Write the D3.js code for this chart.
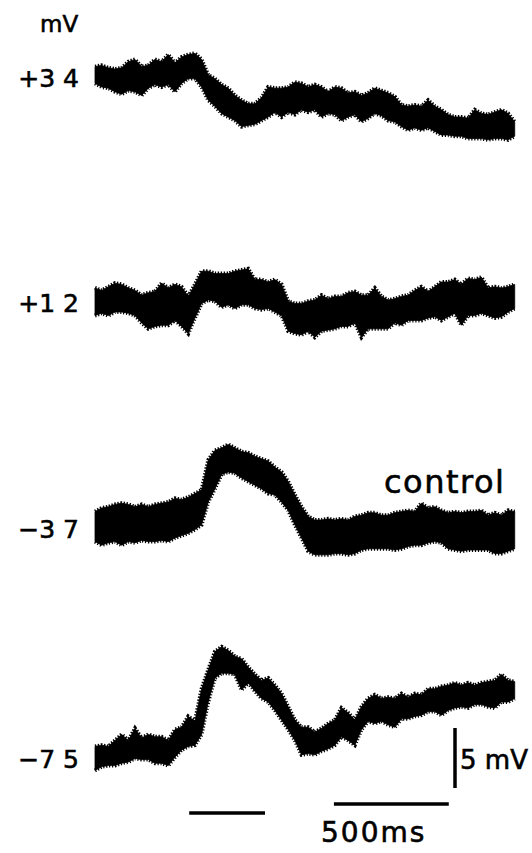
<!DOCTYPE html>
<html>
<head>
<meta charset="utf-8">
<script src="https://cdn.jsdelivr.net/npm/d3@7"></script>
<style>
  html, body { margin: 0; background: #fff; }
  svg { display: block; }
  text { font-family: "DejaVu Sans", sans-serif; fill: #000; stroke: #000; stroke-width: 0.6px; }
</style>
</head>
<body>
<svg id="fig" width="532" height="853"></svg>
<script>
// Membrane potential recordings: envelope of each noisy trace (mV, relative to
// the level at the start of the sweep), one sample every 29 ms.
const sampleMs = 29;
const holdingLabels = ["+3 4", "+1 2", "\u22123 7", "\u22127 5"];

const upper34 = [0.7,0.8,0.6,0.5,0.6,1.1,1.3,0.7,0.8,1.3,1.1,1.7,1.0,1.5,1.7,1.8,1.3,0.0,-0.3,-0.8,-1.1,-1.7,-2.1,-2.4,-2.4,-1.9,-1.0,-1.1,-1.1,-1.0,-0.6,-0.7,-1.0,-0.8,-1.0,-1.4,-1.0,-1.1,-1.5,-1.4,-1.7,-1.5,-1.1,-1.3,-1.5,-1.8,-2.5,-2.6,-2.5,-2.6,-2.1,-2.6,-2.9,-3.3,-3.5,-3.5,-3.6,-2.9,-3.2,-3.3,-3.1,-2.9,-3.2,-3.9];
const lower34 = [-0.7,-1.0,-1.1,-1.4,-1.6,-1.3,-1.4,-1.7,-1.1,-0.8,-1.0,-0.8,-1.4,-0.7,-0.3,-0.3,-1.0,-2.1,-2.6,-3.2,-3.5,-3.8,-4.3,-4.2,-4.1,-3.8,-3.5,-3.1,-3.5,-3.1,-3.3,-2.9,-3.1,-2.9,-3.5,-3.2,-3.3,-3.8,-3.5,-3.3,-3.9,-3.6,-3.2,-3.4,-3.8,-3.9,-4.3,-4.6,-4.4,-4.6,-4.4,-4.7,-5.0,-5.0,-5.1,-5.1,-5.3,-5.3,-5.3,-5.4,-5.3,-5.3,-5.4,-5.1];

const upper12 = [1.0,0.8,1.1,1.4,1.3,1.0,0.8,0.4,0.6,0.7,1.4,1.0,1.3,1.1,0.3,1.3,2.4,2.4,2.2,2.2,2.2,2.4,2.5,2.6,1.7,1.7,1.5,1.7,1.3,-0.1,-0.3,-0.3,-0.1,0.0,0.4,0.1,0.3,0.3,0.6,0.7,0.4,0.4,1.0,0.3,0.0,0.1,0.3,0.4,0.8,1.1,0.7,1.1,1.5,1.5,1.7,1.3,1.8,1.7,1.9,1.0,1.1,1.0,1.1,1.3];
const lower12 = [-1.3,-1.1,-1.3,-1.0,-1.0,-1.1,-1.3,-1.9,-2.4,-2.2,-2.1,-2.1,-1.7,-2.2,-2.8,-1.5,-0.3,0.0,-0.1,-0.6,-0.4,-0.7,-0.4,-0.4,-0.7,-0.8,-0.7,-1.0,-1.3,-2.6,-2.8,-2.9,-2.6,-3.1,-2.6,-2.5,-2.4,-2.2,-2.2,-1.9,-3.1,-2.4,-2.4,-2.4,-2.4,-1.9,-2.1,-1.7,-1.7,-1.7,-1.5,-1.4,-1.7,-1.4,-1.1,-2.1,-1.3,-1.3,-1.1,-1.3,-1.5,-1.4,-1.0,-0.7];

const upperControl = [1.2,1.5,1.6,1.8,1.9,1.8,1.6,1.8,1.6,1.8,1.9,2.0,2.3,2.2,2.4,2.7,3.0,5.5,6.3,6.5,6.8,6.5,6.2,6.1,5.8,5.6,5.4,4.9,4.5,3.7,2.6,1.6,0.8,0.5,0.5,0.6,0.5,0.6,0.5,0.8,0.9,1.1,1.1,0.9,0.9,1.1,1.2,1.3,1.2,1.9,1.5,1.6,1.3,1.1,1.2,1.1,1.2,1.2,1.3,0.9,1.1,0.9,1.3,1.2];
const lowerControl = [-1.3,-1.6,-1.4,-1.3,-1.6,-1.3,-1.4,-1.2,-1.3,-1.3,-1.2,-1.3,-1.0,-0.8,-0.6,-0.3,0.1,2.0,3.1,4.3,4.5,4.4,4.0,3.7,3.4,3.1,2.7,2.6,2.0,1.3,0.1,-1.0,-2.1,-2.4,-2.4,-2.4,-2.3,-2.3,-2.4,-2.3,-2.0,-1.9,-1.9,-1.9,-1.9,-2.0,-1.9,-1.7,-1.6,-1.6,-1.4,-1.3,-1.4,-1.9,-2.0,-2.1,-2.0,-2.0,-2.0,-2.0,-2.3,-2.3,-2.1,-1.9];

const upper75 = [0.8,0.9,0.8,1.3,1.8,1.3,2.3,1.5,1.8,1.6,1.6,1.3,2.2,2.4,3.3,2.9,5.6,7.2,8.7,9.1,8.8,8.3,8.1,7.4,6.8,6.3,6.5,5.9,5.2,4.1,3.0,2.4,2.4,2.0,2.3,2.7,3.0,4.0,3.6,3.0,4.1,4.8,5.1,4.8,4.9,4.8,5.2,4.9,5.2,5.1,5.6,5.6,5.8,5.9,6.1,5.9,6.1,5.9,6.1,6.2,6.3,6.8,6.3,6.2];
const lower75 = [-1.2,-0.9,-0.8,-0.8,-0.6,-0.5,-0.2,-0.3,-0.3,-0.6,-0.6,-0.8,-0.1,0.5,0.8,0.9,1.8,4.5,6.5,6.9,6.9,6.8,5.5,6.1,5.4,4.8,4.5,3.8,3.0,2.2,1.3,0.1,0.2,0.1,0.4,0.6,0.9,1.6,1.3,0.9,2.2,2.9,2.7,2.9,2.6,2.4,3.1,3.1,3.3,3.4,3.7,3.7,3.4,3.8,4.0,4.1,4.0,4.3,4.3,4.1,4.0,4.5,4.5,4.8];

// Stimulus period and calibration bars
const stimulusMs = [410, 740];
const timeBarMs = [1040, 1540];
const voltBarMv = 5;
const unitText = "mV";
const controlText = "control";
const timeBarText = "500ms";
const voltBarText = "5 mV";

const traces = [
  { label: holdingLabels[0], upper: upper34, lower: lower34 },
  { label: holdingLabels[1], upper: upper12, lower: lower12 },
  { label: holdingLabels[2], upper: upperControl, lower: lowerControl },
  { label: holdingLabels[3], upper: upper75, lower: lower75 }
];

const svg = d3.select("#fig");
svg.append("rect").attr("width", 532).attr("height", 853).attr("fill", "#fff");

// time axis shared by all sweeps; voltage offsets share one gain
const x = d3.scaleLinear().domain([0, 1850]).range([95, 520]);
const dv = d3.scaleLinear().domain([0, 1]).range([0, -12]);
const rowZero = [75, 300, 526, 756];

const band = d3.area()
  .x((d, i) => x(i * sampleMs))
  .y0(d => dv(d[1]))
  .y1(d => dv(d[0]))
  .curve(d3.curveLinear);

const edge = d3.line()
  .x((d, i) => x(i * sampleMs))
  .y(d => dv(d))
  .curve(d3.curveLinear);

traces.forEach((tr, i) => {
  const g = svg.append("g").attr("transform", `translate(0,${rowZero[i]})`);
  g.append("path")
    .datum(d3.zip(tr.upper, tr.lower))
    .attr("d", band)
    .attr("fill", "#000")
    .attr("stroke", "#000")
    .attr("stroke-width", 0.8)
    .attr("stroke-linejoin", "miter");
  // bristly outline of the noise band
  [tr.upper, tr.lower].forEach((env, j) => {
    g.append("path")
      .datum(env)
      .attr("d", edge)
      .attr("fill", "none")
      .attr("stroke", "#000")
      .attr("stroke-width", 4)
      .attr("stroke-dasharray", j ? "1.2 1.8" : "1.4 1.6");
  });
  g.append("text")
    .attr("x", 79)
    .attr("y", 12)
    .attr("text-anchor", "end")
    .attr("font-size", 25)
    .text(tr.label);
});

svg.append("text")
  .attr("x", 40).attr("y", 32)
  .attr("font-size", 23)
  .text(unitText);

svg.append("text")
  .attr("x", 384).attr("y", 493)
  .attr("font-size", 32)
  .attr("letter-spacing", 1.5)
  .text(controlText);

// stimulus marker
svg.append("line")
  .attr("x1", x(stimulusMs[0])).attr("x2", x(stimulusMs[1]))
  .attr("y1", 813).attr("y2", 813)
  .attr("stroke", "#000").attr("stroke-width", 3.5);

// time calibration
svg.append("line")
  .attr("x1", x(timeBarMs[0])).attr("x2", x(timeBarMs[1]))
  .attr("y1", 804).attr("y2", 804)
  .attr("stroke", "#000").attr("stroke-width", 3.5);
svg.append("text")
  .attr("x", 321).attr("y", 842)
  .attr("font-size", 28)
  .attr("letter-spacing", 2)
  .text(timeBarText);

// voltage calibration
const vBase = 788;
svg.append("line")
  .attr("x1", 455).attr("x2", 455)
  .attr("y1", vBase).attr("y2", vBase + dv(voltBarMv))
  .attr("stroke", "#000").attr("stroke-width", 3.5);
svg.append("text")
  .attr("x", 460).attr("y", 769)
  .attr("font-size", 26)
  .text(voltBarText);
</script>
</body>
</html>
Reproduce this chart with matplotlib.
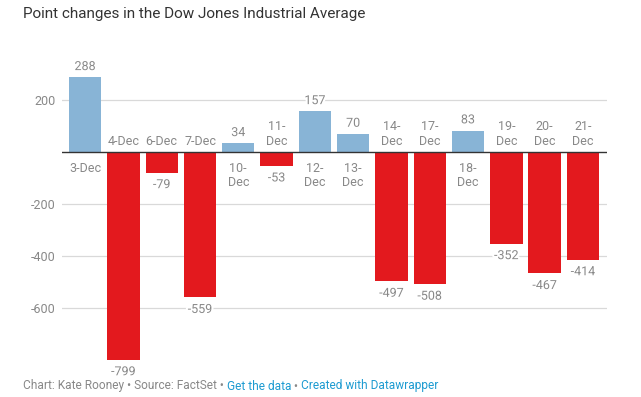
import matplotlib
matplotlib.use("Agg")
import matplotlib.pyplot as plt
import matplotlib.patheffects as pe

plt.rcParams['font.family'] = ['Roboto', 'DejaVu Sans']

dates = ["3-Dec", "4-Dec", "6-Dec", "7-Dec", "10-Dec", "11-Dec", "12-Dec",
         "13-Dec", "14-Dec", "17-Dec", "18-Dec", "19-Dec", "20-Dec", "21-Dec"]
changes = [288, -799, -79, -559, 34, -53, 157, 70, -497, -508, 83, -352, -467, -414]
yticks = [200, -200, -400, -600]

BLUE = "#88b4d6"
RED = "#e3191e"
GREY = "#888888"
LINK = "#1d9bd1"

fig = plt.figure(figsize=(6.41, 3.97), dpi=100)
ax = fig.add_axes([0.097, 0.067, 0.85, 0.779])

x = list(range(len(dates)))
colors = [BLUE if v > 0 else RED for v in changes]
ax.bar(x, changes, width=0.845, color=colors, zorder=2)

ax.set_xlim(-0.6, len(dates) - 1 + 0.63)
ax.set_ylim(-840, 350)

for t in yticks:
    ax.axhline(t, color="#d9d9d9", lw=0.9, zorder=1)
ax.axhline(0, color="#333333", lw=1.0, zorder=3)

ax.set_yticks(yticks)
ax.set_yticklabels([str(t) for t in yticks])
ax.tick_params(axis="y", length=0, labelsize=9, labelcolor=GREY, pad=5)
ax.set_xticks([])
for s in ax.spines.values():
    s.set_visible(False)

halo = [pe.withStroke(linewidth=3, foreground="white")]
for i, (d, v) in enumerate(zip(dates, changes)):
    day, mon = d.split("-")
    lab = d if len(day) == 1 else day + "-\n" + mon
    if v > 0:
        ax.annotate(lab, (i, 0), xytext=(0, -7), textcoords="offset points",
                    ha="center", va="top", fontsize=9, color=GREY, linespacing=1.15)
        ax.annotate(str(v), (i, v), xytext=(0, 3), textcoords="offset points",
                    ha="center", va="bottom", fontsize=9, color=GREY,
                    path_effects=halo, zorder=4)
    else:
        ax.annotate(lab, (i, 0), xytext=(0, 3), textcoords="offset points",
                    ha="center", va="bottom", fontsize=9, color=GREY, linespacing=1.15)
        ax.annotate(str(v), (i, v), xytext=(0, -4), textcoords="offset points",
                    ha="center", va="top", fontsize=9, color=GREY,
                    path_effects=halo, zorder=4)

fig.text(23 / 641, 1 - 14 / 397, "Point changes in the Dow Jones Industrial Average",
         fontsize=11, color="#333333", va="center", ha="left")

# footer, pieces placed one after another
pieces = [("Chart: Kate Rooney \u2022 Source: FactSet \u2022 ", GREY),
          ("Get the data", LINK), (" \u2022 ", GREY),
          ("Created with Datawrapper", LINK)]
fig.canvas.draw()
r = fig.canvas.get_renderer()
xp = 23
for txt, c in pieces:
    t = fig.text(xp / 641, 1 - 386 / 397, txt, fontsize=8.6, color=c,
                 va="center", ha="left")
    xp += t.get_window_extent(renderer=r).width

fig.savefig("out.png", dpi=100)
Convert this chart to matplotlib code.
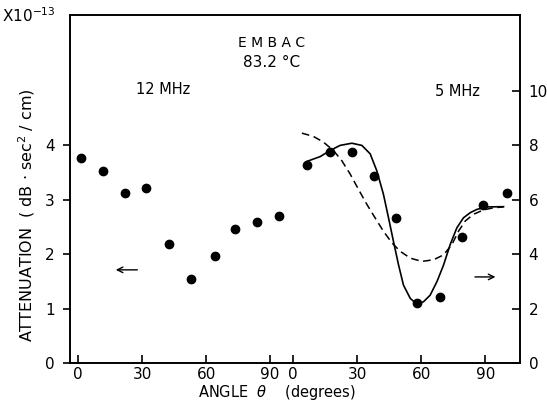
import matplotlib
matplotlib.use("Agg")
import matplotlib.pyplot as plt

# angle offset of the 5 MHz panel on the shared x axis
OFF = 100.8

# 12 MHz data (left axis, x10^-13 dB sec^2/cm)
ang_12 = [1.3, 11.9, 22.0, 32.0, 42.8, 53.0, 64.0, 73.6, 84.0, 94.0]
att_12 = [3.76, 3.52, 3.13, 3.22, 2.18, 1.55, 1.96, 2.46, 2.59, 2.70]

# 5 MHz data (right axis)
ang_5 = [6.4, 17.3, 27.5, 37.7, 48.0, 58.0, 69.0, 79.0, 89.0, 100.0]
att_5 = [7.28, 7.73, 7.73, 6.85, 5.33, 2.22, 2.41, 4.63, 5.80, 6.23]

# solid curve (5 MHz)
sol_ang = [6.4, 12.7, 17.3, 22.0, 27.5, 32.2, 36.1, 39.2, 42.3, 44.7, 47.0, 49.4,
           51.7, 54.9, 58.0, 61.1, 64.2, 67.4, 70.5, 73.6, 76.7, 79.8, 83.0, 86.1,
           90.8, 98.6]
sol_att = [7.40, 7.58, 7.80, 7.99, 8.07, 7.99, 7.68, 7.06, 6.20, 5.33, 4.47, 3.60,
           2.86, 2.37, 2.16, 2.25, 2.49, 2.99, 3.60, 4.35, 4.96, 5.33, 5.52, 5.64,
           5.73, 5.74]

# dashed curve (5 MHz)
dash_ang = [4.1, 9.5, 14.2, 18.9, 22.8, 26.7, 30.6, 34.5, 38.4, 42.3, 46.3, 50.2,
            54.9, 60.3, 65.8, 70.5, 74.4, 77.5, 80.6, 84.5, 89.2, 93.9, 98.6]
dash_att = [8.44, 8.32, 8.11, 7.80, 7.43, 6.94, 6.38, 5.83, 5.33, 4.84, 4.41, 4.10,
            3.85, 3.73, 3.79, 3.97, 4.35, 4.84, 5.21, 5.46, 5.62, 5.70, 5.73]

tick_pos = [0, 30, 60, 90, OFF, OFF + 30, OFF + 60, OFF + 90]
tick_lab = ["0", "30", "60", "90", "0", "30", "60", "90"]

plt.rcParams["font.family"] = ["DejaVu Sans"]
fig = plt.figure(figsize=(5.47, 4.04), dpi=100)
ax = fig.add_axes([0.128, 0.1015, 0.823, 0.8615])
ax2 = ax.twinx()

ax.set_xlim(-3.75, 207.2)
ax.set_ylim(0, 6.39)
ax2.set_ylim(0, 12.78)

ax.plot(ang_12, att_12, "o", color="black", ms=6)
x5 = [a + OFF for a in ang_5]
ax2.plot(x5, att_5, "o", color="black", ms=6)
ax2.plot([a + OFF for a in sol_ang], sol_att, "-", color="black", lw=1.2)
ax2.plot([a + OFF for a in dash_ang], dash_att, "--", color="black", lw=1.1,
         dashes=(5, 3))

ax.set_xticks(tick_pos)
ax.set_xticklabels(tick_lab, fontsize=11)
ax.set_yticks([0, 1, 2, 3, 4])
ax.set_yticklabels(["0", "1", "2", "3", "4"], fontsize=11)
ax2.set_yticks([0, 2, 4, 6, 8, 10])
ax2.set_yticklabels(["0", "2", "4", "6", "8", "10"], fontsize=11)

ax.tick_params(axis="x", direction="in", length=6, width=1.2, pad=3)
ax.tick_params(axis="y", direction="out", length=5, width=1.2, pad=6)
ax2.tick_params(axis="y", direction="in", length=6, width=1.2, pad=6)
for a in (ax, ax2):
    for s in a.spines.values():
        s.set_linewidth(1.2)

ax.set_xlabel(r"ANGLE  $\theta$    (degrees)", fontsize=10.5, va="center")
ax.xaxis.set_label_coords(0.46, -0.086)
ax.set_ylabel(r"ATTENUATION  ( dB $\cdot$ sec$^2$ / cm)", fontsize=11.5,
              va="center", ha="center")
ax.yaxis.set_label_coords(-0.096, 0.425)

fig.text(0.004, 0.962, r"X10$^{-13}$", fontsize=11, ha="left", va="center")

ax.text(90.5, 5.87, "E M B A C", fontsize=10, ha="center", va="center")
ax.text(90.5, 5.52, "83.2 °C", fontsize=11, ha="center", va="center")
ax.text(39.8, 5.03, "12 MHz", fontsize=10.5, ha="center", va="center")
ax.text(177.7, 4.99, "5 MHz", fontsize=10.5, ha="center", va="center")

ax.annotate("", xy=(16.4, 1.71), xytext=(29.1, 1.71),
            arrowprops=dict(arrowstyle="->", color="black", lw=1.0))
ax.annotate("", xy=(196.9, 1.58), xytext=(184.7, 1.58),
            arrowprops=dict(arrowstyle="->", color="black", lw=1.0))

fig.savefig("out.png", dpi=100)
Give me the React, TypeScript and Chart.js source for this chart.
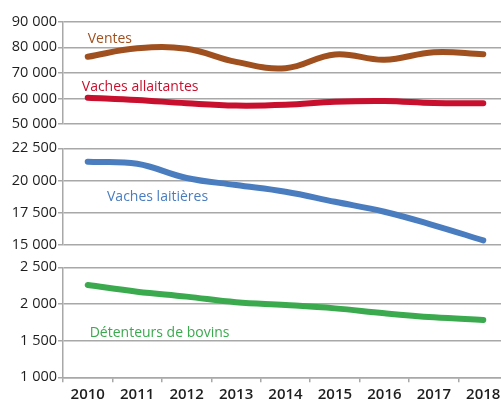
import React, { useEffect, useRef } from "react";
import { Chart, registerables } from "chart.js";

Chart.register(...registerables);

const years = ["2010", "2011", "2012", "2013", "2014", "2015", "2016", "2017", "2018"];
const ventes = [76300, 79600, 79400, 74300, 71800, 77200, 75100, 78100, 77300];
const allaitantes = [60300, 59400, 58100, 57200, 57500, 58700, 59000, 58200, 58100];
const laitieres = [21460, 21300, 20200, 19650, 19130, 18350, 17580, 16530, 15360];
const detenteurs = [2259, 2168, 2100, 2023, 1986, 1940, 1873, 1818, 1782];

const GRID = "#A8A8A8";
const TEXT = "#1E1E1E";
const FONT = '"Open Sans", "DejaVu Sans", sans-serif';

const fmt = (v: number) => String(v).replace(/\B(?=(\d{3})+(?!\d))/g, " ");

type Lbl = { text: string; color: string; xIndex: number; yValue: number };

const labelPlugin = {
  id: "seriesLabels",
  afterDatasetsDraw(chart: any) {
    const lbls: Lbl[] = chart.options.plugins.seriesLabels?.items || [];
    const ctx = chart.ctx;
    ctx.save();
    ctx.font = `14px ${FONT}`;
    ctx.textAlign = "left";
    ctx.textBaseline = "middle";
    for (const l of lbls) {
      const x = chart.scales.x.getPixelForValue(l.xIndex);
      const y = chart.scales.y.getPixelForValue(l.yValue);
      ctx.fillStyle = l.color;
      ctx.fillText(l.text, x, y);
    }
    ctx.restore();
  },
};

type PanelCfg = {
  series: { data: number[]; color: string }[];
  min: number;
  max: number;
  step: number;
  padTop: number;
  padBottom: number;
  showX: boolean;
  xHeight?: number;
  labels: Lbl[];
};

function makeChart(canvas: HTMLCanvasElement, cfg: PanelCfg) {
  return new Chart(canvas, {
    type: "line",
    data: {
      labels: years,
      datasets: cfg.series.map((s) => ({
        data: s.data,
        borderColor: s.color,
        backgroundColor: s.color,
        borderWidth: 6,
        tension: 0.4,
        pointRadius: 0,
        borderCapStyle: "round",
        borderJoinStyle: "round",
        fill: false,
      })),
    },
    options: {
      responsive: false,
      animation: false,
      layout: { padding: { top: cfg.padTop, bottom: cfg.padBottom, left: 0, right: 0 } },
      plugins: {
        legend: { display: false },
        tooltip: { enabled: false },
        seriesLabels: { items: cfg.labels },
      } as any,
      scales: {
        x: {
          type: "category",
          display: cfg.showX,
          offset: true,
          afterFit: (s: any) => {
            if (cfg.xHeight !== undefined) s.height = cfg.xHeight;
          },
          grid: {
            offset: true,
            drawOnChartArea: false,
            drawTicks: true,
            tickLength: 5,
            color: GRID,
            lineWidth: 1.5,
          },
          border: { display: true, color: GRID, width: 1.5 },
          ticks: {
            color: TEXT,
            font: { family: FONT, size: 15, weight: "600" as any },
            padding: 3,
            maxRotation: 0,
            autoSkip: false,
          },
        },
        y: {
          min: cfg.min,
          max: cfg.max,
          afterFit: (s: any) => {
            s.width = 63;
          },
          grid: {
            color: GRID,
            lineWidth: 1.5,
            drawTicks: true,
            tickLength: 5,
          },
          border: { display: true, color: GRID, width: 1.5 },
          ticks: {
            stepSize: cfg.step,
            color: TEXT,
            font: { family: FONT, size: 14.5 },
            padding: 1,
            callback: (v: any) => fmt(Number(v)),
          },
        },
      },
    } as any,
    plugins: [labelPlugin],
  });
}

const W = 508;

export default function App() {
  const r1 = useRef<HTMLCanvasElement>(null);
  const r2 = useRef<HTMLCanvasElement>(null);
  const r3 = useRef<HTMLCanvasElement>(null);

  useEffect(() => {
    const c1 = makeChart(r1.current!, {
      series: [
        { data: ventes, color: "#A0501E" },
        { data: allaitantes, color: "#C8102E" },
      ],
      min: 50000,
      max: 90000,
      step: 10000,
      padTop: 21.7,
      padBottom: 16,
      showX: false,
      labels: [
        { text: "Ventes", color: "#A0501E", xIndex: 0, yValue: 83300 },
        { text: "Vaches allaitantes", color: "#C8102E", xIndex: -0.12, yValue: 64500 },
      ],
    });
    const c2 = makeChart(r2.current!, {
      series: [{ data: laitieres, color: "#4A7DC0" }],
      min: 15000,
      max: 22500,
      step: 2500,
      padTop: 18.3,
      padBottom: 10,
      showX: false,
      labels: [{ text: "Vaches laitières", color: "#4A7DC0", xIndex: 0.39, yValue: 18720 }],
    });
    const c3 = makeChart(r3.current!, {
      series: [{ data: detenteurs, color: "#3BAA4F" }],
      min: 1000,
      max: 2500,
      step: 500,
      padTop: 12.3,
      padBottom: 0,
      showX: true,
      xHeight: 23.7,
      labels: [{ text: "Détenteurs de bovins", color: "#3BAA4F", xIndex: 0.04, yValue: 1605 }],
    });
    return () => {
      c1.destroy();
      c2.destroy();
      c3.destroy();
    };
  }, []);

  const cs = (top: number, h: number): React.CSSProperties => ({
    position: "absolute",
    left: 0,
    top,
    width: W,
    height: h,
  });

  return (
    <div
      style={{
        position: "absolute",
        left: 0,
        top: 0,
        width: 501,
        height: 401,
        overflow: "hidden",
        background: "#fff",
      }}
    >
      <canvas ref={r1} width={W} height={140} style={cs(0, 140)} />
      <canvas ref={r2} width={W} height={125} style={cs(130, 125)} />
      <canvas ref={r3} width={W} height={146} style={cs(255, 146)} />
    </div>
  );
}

————————

INSTRUCTIONS TO FOLLOW:
From the records above, copy only the lines running from the line containing "Convert this chart to matplotlib code." to the line containing "dashes=(5, 3))", both ends included. Leave the pictures out.

ANSWER TO THE TASK:
Convert this chart to matplotlib code.
import matplotlib
matplotlib.use("Agg")
import matplotlib.pyplot as plt

# angle offset of the 5 MHz panel on the shared x axis
OFF = 100.8

# 12 MHz data (left axis, x10^-13 dB sec^2/cm)
ang_12 = [1.3, 11.9, 22.0, 32.0, 42.8, 53.0, 64.0, 73.6, 84.0, 94.0]
att_12 = [3.76, 3.52, 3.13, 3.22, 2.18, 1.55, 1.96, 2.46, 2.59, 2.70]

# 5 MHz data (right axis)
ang_5 = [6.4, 17.3, 27.5, 37.7, 48.0, 58.0, 69.0, 79.0, 89.0, 100.0]
att_5 = [7.28, 7.73, 7.73, 6.85, 5.33, 2.22, 2.41, 4.63, 5.80, 6.23]

# solid curve (5 MHz)
sol_ang = [6.4, 12.7, 17.3, 22.0, 27.5, 32.2, 36.1, 39.2, 42.3, 44.7, 47.0, 49.4,
           51.7, 54.9, 58.0, 61.1, 64.2, 67.4, 70.5, 73.6, 76.7, 79.8, 83.0, 86.1,
           90.8, 98.6]
sol_att = [7.40, 7.58, 7.80, 7.99, 8.07, 7.99, 7.68, 7.06, 6.20, 5.33, 4.47, 3.60,
           2.86, 2.37, 2.16, 2.25, 2.49, 2.99, 3.60, 4.35, 4.96, 5.33, 5.52, 5.64,
           5.73, 5.74]

# dashed curve (5 MHz)
dash_ang = [4.1, 9.5, 14.2, 18.9, 22.8, 26.7, 30.6, 34.5, 38.4, 42.3, 46.3, 50.2,
            54.9, 60.3, 65.8, 70.5, 74.4, 77.5, 80.6, 84.5, 89.2, 93.9, 98.6]
dash_att = [8.44, 8.32, 8.11, 7.80, 7.43, 6.94, 6.38, 5.83, 5.33, 4.84, 4.41, 4.10,
            3.85, 3.73, 3.79, 3.97, 4.35, 4.84, 5.21, 5.46, 5.62, 5.70, 5.73]

tick_pos = [0, 30, 60, 90, OFF, OFF + 30, OFF + 60, OFF + 90]
tick_lab = ["0", "30", "60", "90", "0", "30", "60", "90"]

plt.rcParams["font.family"] = ["DejaVu Sans"]
fig = plt.figure(figsize=(5.47, 4.04), dpi=100)
ax = fig.add_axes([0.128, 0.1015, 0.823, 0.8615])
ax2 = ax.twinx()

ax.set_xlim(-3.75, 207.2)
ax.set_ylim(0, 6.39)
ax2.set_ylim(0, 12.78)

ax.plot(ang_12, att_12, "o", color="black", ms=6)
x5 = [a + OFF for a in ang_5]
ax2.plot(x5, att_5, "o", color="black", ms=6)
ax2.plot([a + OFF for a in sol_ang], sol_att, "-", color="black", lw=1.2)
ax2.plot([a + OFF for a in dash_ang], dash_att, "--", color="black", lw=1.1,
         dashes=(5, 3))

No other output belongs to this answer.